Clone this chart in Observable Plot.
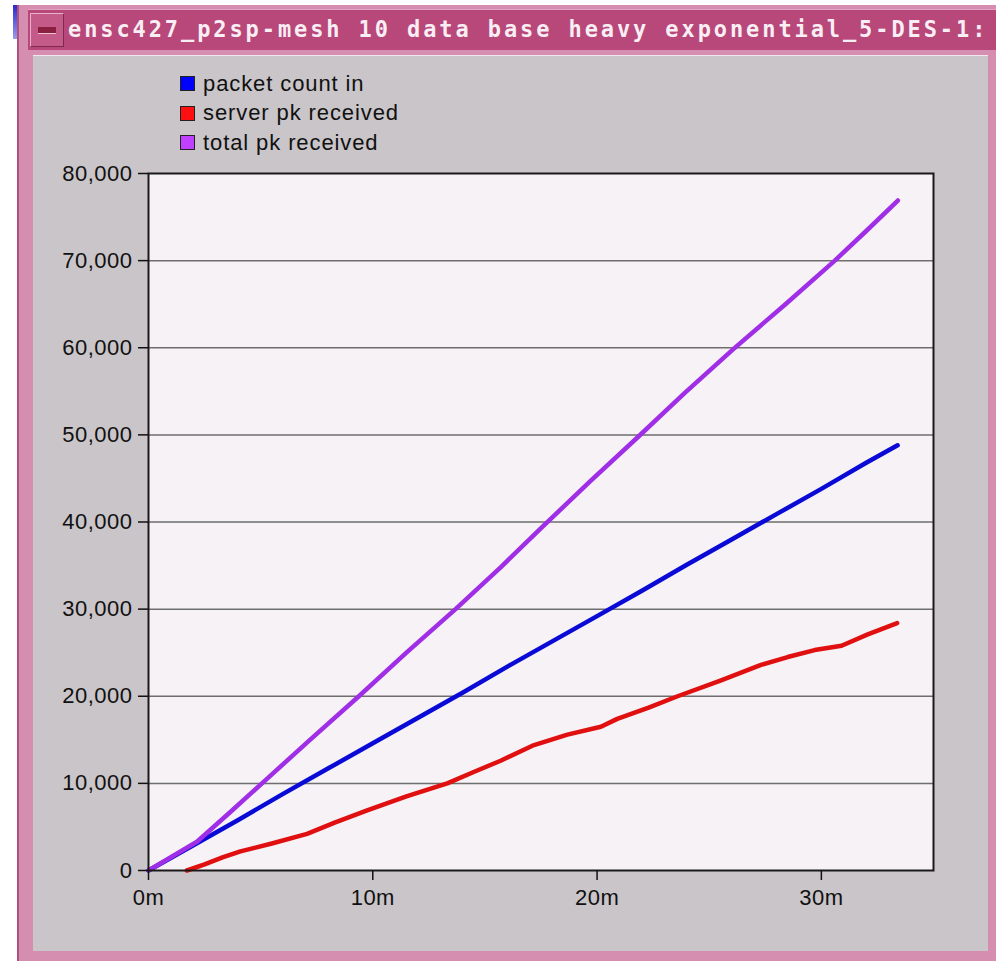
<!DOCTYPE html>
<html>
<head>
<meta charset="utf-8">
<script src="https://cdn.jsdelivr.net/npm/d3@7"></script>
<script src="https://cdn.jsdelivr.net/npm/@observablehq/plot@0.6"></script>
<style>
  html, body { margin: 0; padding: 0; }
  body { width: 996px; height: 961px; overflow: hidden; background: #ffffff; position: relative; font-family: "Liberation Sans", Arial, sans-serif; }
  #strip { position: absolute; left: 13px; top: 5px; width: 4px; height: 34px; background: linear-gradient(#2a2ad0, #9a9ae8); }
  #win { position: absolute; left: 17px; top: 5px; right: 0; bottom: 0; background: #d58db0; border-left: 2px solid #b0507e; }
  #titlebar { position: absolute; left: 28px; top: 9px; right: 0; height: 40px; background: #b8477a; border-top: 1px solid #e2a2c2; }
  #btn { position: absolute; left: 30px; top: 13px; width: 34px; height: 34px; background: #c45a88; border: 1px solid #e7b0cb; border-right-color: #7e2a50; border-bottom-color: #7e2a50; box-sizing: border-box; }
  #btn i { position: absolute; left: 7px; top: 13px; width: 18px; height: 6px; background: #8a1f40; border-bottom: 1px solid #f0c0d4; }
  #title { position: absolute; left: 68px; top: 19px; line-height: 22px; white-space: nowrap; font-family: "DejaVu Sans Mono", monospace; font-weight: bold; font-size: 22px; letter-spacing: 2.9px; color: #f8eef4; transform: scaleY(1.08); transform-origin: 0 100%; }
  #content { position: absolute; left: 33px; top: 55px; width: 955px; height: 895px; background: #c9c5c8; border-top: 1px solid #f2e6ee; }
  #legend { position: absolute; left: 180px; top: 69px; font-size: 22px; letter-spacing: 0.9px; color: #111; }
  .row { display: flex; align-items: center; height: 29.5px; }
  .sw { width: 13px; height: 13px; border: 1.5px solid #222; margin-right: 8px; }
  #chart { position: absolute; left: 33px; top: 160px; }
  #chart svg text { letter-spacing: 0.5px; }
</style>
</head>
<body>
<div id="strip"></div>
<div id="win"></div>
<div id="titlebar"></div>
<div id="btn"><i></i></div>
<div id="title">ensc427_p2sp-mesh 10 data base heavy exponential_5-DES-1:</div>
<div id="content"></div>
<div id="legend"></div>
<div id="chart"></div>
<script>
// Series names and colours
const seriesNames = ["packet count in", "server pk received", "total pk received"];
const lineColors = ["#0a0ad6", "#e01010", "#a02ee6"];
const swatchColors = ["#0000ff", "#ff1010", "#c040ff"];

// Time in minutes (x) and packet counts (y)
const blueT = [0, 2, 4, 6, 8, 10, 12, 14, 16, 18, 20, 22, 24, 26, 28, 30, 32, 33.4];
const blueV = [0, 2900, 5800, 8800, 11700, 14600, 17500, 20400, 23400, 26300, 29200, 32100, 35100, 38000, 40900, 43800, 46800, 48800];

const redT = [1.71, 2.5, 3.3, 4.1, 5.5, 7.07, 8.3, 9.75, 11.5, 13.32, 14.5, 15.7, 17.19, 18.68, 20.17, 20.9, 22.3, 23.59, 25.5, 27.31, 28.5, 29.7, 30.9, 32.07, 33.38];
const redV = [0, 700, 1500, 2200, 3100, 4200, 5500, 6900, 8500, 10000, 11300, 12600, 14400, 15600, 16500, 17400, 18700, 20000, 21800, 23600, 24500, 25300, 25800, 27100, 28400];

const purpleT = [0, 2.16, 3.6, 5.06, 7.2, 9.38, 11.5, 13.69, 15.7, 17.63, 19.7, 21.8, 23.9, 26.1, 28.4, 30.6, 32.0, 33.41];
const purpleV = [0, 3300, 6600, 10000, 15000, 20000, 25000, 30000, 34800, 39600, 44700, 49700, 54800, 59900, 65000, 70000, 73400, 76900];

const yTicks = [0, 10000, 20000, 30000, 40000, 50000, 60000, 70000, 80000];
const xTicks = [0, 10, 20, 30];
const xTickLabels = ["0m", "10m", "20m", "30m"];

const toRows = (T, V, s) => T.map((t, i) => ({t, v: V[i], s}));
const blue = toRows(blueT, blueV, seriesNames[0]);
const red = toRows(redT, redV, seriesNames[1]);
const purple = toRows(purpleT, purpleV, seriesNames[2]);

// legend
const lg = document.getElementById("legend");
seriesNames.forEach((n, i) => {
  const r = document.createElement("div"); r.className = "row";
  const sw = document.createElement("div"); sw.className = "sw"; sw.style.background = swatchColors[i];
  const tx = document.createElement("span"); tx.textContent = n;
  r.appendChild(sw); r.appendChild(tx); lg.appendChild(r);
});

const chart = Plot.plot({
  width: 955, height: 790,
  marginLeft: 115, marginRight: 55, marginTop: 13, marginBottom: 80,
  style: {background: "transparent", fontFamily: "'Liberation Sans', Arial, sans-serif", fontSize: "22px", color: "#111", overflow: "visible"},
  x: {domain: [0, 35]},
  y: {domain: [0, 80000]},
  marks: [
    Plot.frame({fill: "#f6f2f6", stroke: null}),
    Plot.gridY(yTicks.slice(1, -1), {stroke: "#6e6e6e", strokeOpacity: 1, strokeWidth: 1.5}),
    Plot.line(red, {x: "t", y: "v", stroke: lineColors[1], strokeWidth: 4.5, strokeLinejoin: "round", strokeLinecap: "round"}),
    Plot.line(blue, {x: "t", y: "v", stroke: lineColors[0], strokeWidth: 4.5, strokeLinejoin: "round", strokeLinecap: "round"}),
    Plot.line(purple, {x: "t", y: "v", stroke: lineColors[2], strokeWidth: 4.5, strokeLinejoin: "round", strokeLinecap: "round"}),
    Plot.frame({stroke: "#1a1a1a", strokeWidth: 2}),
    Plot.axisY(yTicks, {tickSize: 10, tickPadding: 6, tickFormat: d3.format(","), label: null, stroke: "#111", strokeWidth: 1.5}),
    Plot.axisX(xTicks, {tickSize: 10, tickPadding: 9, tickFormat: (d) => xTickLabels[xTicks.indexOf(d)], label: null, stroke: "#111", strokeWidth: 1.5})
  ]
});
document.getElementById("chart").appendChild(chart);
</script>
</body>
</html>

━━━━━━━━━━━━━━━━━━━━━━━━━━━━━━

▶ **What is being asked**
Keep the pictures out of the copy and return the rest of the data above exactly.

▶ **Correct response**
Clone this chart in Observable Plot.
<!DOCTYPE html>
<html>
<head>
<meta charset="utf-8">
<script src="https://cdn.jsdelivr.net/npm/d3@7"></script>
<script src="https://cdn.jsdelivr.net/npm/@observablehq/plot@0.6"></script>
<style>
  html, body { margin: 0; padding: 0; }
  body { width: 996px; height: 961px; overflow: hidden; background: #ffffff; position: relative; font-family: "Liberation Sans", Arial, sans-serif; }
  #strip { position: absolute; left: 13px; top: 5px; width: 4px; height: 34px; background: linear-gradient(#2a2ad0, #9a9ae8); }
  #win { position: absolute; left: 17px; top: 5px; right: 0; bottom: 0; background: #d58db0; border-left: 2px solid #b0507e; }
  #titlebar { position: absolute; left: 28px; top: 9px; right: 0; height: 40px; background: #b8477a; border-top: 1px solid #e2a2c2; }
  #btn { position: absolute; left: 30px; top: 13px; width: 34px; height: 34px; background: #c45a88; border: 1px solid #e7b0cb; border-right-color: #7e2a50; border-bottom-color: #7e2a50; box-sizing: border-box; }
  #btn i { position: absolute; left: 7px; top: 13px; width: 18px; height: 6px; background: #8a1f40; border-bottom: 1px solid #f0c0d4; }
  #title { position: absolute; left: 68px; top: 19px; line-height: 22px; white-space: nowrap; font-family: "DejaVu Sans Mono", monospace; font-weight: bold; font-size: 22px; letter-spacing: 2.9px; color: #f8eef4; transform: scaleY(1.08); transform-origin: 0 100%; }
  #content { position: absolute; left: 33px; top: 55px; width: 955px; height: 895px; background: #c9c5c8; border-top: 1px solid #f2e6ee; }
  #legend { position: absolute; left: 180px; top: 69px; font-size: 22px; letter-spacing: 0.9px; color: #111; }
  .row { display: flex; align-items: center; height: 29.5px; }
  .sw { width: 13px; height: 13px; border: 1.5px solid #222; margin-right: 8px; }
  #chart { position: absolute; left: 33px; top: 160px; }
  #chart svg text { letter-spacing: 0.5px; }
</style>
</head>
<body>
<div id="strip"></div>
<div id="win"></div>
<div id="titlebar"></div>
<div id="btn"><i></i></div>
<div id="title">ensc427_p2sp-mesh 10 data base heavy exponential_5-DES-1:</div>
<div id="content"></div>
<div id="legend"></div>
<div id="chart"></div>
<script>
// Series names and colours
const seriesNames = ["packet count in", "server pk received", "total pk received"];
const lineColors = ["#0a0ad6", "#e01010", "#a02ee6"];
const swatchColors = ["#0000ff", "#ff1010", "#c040ff"];

// Time in minutes (x) and packet counts (y)
const blueT = [0, 2, 4, 6, 8, 10, 12, 14, 16, 18, 20, 22, 24, 26, 28, 30, 32, 33.4];
const blueV = [0, 2900, 5800, 8800, 11700, 14600, 17500, 20400, 23400, 26300, 29200, 32100, 35100, 38000, 40900, 43800, 46800, 48800];

const redT = [1.71, 2.5, 3.3, 4.1, 5.5, 7.07, 8.3, 9.75, 11.5, 13.32, 14.5, 15.7, 17.19, 18.68, 20.17, 20.9, 22.3, 23.59, 25.5, 27.31, 28.5, 29.7, 30.9, 32.07, 33.38];
const redV = [0, 700, 1500, 2200, 3100, 4200, 5500, 6900, 8500, 10000, 11300, 12600, 14400, 15600, 16500, 17400, 18700, 20000, 21800, 23600, 24500, 25300, 25800, 27100, 28400];

const purpleT = [0, 2.16, 3.6, 5.06, 7.2, 9.38, 11.5, 13.69, 15.7, 17.63, 19.7, 21.8, 23.9, 26.1, 28.4, 30.6, 32.0, 33.41];
const purpleV = [0, 3300, 6600, 10000, 15000, 20000, 25000, 30000, 34800, 39600, 44700, 49700, 54800, 59900, 65000, 70000, 73400, 76900];

const yTicks = [0, 10000, 20000, 30000, 40000, 50000, 60000, 70000, 80000];
const xTicks = [0, 10, 20, 30];
const xTickLabels = ["0m", "10m", "20m", "30m"];

const toRows = (T, V, s) => T.map((t, i) => ({t, v: V[i], s}));
const blue = toRows(blueT, blueV, seriesNames[0]);
const red = toRows(redT, redV, seriesNames[1]);
const purple = toRows(purpleT, purpleV, seriesNames[2]);

// legend
const lg = document.getElementById("legend");
seriesNames.forEach((n, i) => {
  const r = document.createElement("div"); r.className = "row";
  const sw = document.createElement("div"); sw.className = "sw"; sw.style.background = swatchColors[i];
  const tx = document.createElement("span"); tx.textContent = n;
  r.appendChild(sw); r.appendChild(tx); lg.appendChild(r);
});

const chart = Plot.plot({
  width: 955, height: 790,
  marginLeft: 115, marginRight: 55, marginTop: 13, marginBottom: 80,
  style: {background: "transparent", fontFamily: "'Liberation Sans', Arial, sans-serif", fontSize: "22px", color: "#111", overflow: "visible"},
  x: {domain: [0, 35]},
  y: {domain: [0, 80000]},
  marks: [
    Plot.frame({fill: "#f6f2f6", stroke: null}),
    Plot.gridY(yTicks.slice(1, -1), {stroke: "#6e6e6e", strokeOpacity: 1, strokeWidth: 1.5}),
    Plot.line(red, {x: "t", y: "v", stroke: lineColors[1], strokeWidth: 4.5, strokeLinejoin: "round", strokeLinecap: "round"}),
    Plot.line(blue, {x: "t", y: "v", stroke: lineColors[0], strokeWidth: 4.5, strokeLinejoin: "round", strokeLinecap: "round"}),
    Plot.line(purple, {x: "t", y: "v", stroke: lineColors[2], strokeWidth: 4.5, strokeLinejoin: "round", strokeLinecap: "round"}),
    Plot.frame({stroke: "#1a1a1a", strokeWidth: 2}),
    Plot.axisY(yTicks, {tickSize: 10, tickPadding: 6, tickFormat: d3.format(","), label: null, stroke: "#111", strokeWidth: 1.5}),
    Plot.axisX(xTicks, {tickSize: 10, tickPadding: 9, tickFormat: (d) => xTickLabels[xTicks.indexOf(d)], label: null, stroke: "#111", strokeWidth: 1.5})
  ]
});
document.getElementById("chart").appendChild(chart);
</script>
</body>
</html>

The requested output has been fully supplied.